Ainda assim, em Portugal, dirigir a alguém insultos racistas é comportamento que configura um crime previsto no Código Penal punido com prisão de seis meses a cinco anos e uma contraordenação sancionada com coima entre mil e dez mil euros.

“Todos sabemos o que se está a passar, mas é como se fosse um complô para camuflar ao máximo ‘isto não é nada’. Mas desta vez foi, tanto foi que o primeiro-ministro veio falar, o Presidente da República veio falar, as pessoas tiveram necessidade de vir falar”, lembrou.

O episódio com Marega mereceu também a atenção de vários meios de comunicação social estrangeiros e foi condenado por clubes de futebol e jogadores de todo o mundo.

“Mais do que o que acontece cá, é a forma como olham para nós. E como isto extravasou o país, teve que se tomar medidas. Acho que vão ser tomadas medidas, por isso esta ação do Marega foi importante, nem que seja por isso também”, referiu Carlos Pereira.

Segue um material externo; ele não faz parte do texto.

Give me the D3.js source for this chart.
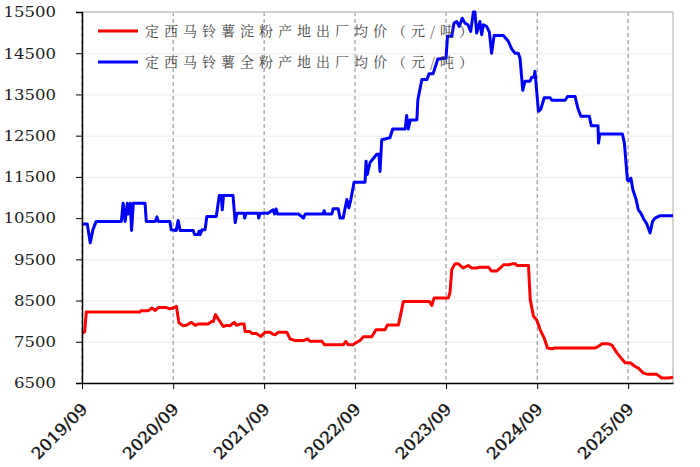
<!DOCTYPE html>
<html>
<head>
<meta charset="utf-8">
<script src="https://cdn.jsdelivr.net/npm/d3@7"></script>
<style>
  body { margin: 0; background: #fff; }
  .axis path, .axis line { stroke: #000; }
  .grid line { stroke: #ececec; }
  .grid path { stroke: none; }
</style>
</head>
<body>
<div id="chart"></div>
<script>
// series data (元/吨)
let starchDates = ["2019-09-01","2019-09-12","2019-09-18","2020-04-20","2020-04-24","2020-05-23","2020-06-08","2020-06-21","2020-07-03","2020-08-05","2020-08-19","2020-09-01","2020-09-14","2020-09-24","2020-10-11","2020-10-24","2020-11-13","2020-11-28","2020-12-10","2021-01-19","2021-02-02","2021-02-09","2021-02-18","2021-03-01","2021-03-21","2021-04-03","2021-04-17","2021-05-04","2021-05-13","2021-05-27","2021-06-13","2021-06-16","2021-07-06","2021-07-14","2021-08-01","2021-08-19","2021-09-04","2021-09-24","2021-10-07","2021-10-15","2021-10-28","2021-12-01","2021-12-14","2022-01-03","2022-02-06","2022-02-22","2022-03-05","2022-04-21","2022-05-01","2022-07-16","2022-07-26","2022-08-04","2022-08-25","2022-09-05","2022-09-21","2022-10-04","2022-11-07","2022-11-24","2022-12-30","2023-01-09","2023-02-22","2023-03-14","2023-06-26","2023-07-06","2023-07-15","2023-09-10","2023-09-17","2023-09-24","2023-10-07","2023-10-20","2023-11-09","2023-11-29","2023-12-13","2024-01-02","2024-01-15","2024-02-18","2024-03-01","2024-03-23","2024-04-06","2024-04-19","2024-05-09","2024-05-23","2024-06-05","2024-06-12","2024-07-28","2024-08-04","2024-08-17","2024-08-30","2024-09-13","2024-09-29","2024-10-12","2024-10-30","2024-11-12","2025-04-22","2025-05-05","2025-05-19","2025-06-14","2025-06-28","2025-07-18","2025-08-07","2025-08-20","2025-09-09","2025-09-29","2025-10-12","2025-11-01","2025-11-20","2025-12-25","2026-01-14","2026-02-10","2026-02-28"];
let starchPrices = [7700,7750,8220,8220,8250,8250,8320,8260,8330,8330,8300,8320,8360,7960,7890,7900,7970,7900,7930,7930,7990,7990,8160,8050,7870,7900,7890,7970,7900,7930,7930,7750,7750,7700,7700,7630,7730,7730,7680,7670,7730,7730,7570,7530,7530,7570,7510,7510,7430,7430,7510,7430,7430,7480,7530,7620,7620,7790,7790,7910,7910,8480,8480,8380,8560,8560,8700,9250,9390,9390,9290,9350,9290,9290,9310,9310,9220,9220,9290,9370,9370,9390,9390,9350,9350,8520,8120,8030,7790,7590,7350,7330,7350,7350,7390,7450,7450,7420,7230,7080,6990,6990,6900,6860,6740,6710,6710,6620,6620,6640];

let flourDates = ["2019-09-01","2019-09-22","2019-10-04","2019-10-15","2019-10-28","2020-02-06","2020-02-13","2020-02-21","2020-03-01","2020-03-05","2020-03-13","2020-03-18","2020-03-25","2020-05-11","2020-05-16","2020-06-21","2020-06-28","2020-07-03","2020-08-19","2020-08-24","2020-09-13","2020-09-21","2020-09-29","2020-11-20","2020-11-26","2020-12-10","2020-12-14","2020-12-18","2020-12-26","2021-01-07","2021-01-14","2021-02-21","2021-03-05","2021-03-13","2021-03-17","2021-03-22","2021-04-29","2021-05-08","2021-05-15","2021-06-13","2021-06-15","2021-06-21","2021-08-08","2021-08-10","2021-08-16","2021-09-17","2021-10-07","2021-10-13","2021-10-19","2021-10-25","2022-01-17","2022-02-06","2022-02-13","2022-04-26","2022-04-30","2022-05-04","2022-05-31","2022-06-05","2022-06-25","2022-07-03","2022-07-15","2022-07-30","2022-08-07","2022-08-15","2022-08-28","2022-10-11","2022-10-15","2022-10-20","2022-10-31","2022-11-27","2022-12-06","2022-12-10","2022-12-17","2023-01-19","2023-01-30","2023-03-21","2023-03-27","2023-04-03","2023-04-10","2023-05-07","2023-05-11","2023-05-27","2023-06-16","2023-06-25","2023-07-11","2023-07-30","2023-09-01","2023-09-07","2023-09-24","2023-10-03","2023-10-14","2023-10-24","2023-11-05","2023-11-16","2023-11-28","2023-12-09","2023-12-20","2023-12-26","2024-01-02","2024-01-15","2024-01-22","2024-01-29","2024-02-11","2024-02-22","2024-03-02","2024-03-12","2024-04-18","2024-05-08","2024-05-22","2024-06-04","2024-06-17","2024-06-24","2024-07-05","2024-07-14","2024-08-03","2024-08-10","2024-08-19","2024-08-23","2024-09-06","2024-09-16","2024-09-29","2024-10-23","2024-10-30","2024-12-22","2025-01-01","2025-01-31","2025-02-11","2025-02-23","2025-03-29","2025-04-06","2025-05-03","2025-05-05","2025-05-10","2025-08-09","2025-08-17","2025-08-29","2025-09-02","2025-09-12","2025-09-20","2025-10-03","2025-10-12","2025-10-22","2025-11-04","2025-11-15","2025-11-28","2025-12-08","2025-12-18","2026-01-07","2026-02-28"];
let flourPrices = [10360,10360,9900,10220,10420,10420,10860,10420,10860,10600,10860,10200,10860,10860,10420,10420,10530,10420,10420,10220,10200,10440,10200,10200,10100,10100,10180,10100,10220,10220,10540,10540,11050,11050,10700,11050,11050,10390,10620,10620,10500,10620,10620,10500,10620,10620,10700,10600,10720,10600,10600,10500,10600,10600,10680,10600,10600,10730,10730,10500,10500,10950,10750,10950,11370,11370,11880,11560,11850,12050,12050,11630,12400,12450,12660,12660,12990,12660,12880,12880,13370,13860,13860,14000,14000,14360,14380,14910,14910,15230,15270,15150,15350,15230,15190,15030,15500,15500,14990,15270,14950,15190,15150,15010,14500,14930,14930,14790,14600,14500,14500,14380,13600,13820,13820,13920,13920,14060,13090,13150,13420,13420,13360,13360,13450,13450,13170,12970,12970,12740,12740,12320,12540,12540,12320,11430,11400,11470,11190,10950,10700,10620,10460,10360,10140,10420,10500,10560,10560];

let yTickValues = [6500,7500,8500,9500,10500,11500,12500,13500,14500,15500];
let xTickDates = ["2019-09-01","2020-09-01","2021-09-01","2022-09-01","2023-09-01","2024-09-01","2025-09-01"];
let seriesNames = ["定西马铃薯淀粉产地出厂均价（元/吨）","定西马铃薯全粉产地出厂均价（元/吨）"];
let seriesColors = ["#ff0000","#0000ff"];

//defining svg properties
let svgWidth = 700;
let svgHeight = 467;
let margin = { top: 12, right: 27, bottom: 84, left: 82 };
let width = svgWidth - margin.left - margin.right;
let height = svgHeight - margin.top - margin.bottom;

let parseDate = d3.timeParse("%Y-%m-%d");

let svg = d3.select("#chart")
  .append("svg")
  .attr("width", svgWidth)
  .attr("height", svgHeight);

let chartGroup = svg.append("g")
  .attr("transform", `translate(${margin.left}, ${margin.top})`);

//scales
let xTimeScale = d3.scaleTime()
  .domain([parseDate("2019-09-01"), parseDate("2026-02-28")])
  .range([0, width]);
let yLinearScale = d3.scaleLinear()
  .domain([6500, 15500])
  .range([height, 0]);

//horizontal grid
chartGroup.append("g")
  .classed("grid", true)
  .call(d3.axisLeft(yLinearScale).tickValues(yTickValues).tickSize(-width).tickFormat(""));

//vertical dashed lines at each september
chartGroup.selectAll(".vline")
  .data(xTickDates.map(parseDate))
  .enter()
  .append("line")
  .attr("x1", d => xTimeScale(d))
  .attr("x2", d => xTimeScale(d))
  .attr("y1", 0)
  .attr("y2", height)
  .attr("stroke", "#8a8a8a")
  .attr("stroke-dasharray", "4,3");

//top and right frame
chartGroup.append("line")
  .attr("x1", 0).attr("x2", width).attr("y1", 0).attr("y2", 0)
  .attr("stroke", "#c4c4c4").attr("stroke-width", 1.5);
chartGroup.append("line")
  .attr("x1", width).attr("x2", width).attr("y1", 0).attr("y2", height)
  .attr("stroke", "#c4c4c4").attr("stroke-width", 1.5);

//lines
let line = d3.line()
  .x(d => xTimeScale(d.date))
  .y(d => yLinearScale(d.value));

let starchData = starchDates.map((d, i) => ({ date: parseDate(d), value: starchPrices[i] }));
let flourData = flourDates.map((d, i) => ({ date: parseDate(d), value: flourPrices[i] }));

chartGroup.append("path")
  .datum(starchData)
  .attr("d", line)
  .attr("fill", "none")
  .attr("stroke", seriesColors[0])
  .attr("stroke-width", 3)
  .attr("stroke-linejoin", "round");

chartGroup.append("path")
  .datum(flourData)
  .attr("d", line)
  .attr("fill", "none")
  .attr("stroke", seriesColors[1])
  .attr("stroke-width", 3)
  .attr("stroke-linejoin", "round");

//axes
let leftAxis = d3.axisLeft(yLinearScale)
  .tickValues(yTickValues)
  .tickSize(6)
  .tickPadding(20)
  .tickFormat(d3.format("d"));
chartGroup.append("g")
  .classed("axis", true)
  .call(leftAxis)
  .call(g => g.select(".domain").attr("stroke-width", 1.5))
  .selectAll("text")
  .attr("font-family", "'DejaVu Serif', serif")
  .attr("font-size", "15px")
  .attr("fill", "#222")
  // wide digits like the original font
  .attr("textLength", d => String(d).length * 10.5)
  .attr("lengthAdjust", "spacingAndGlyphs");

let bottomAxis = d3.axisBottom(xTimeScale)
  .tickValues(xTickDates.map(parseDate))
  .tickSize(6)
  .tickSizeOuter(0)
  .tickFormat(d3.timeFormat("%Y/%m"));
chartGroup.append("g")
  .classed("axis", true)
  .attr("transform", `translate(0,${height})`)
  .call(bottomAxis)
  .call(g => g.select(".domain").attr("stroke-width", 1.5))
  .selectAll("text")
  .attr("font-family", "'DejaVu Serif', serif")
  .attr("font-size", "16px")
  .attr("fill", "#111")
  .attr("stroke", "#111")
  .attr("stroke-width", 0.4)
  .attr("text-anchor", "end")
  .attr("dy", null)
  .attr("y", null)
  .attr("textLength", 71)
  .attr("lengthAdjust", "spacingAndGlyphs")
  .attr("transform", "translate(6,27) rotate(-45)");

//legend
let legend = chartGroup.append("g");
seriesNames.forEach((name, i) => {
  let ly = 19 + i * 31;
  legend.append("line")
    .attr("x1", 16).attr("x2", 56)
    .attr("y1", ly).attr("y2", ly)
    .attr("stroke", seriesColors[i])
    .attr("stroke-width", 3);
  legend.append("text")
    .attr("x", 63)
    .attr("y", ly)
    .attr("dy", "0.35em")
    .attr("font-family", "'Noto Serif CJK SC', 'Noto Sans CJK SC', serif")
    .attr("font-size", "14px")
    .attr("letter-spacing", "5px")
    .attr("fill", "#444")
    .text(name);
});
</script>
</body>
</html>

Fonte da Polícia de Segurança Pública (PSP) confirmou à Lusa a identificação de várias pessoas suspeitas de dirigirem cânticos e insultos racistas a Marega, sem adiantar o número de suspeitos, acrescentando que continua a efetuar diligências para identificar outros envolvidos.

O Ministério Público instaurou um inquérito na sequência do ‘caso Marega’ e o parlamento aprovou as audições do ministro da Administração Interna, secretário do Estado do Desporto, Liga Portuguesa de Futebol e Autoridade para a Prevenção e o Combate à Violência no Desporto.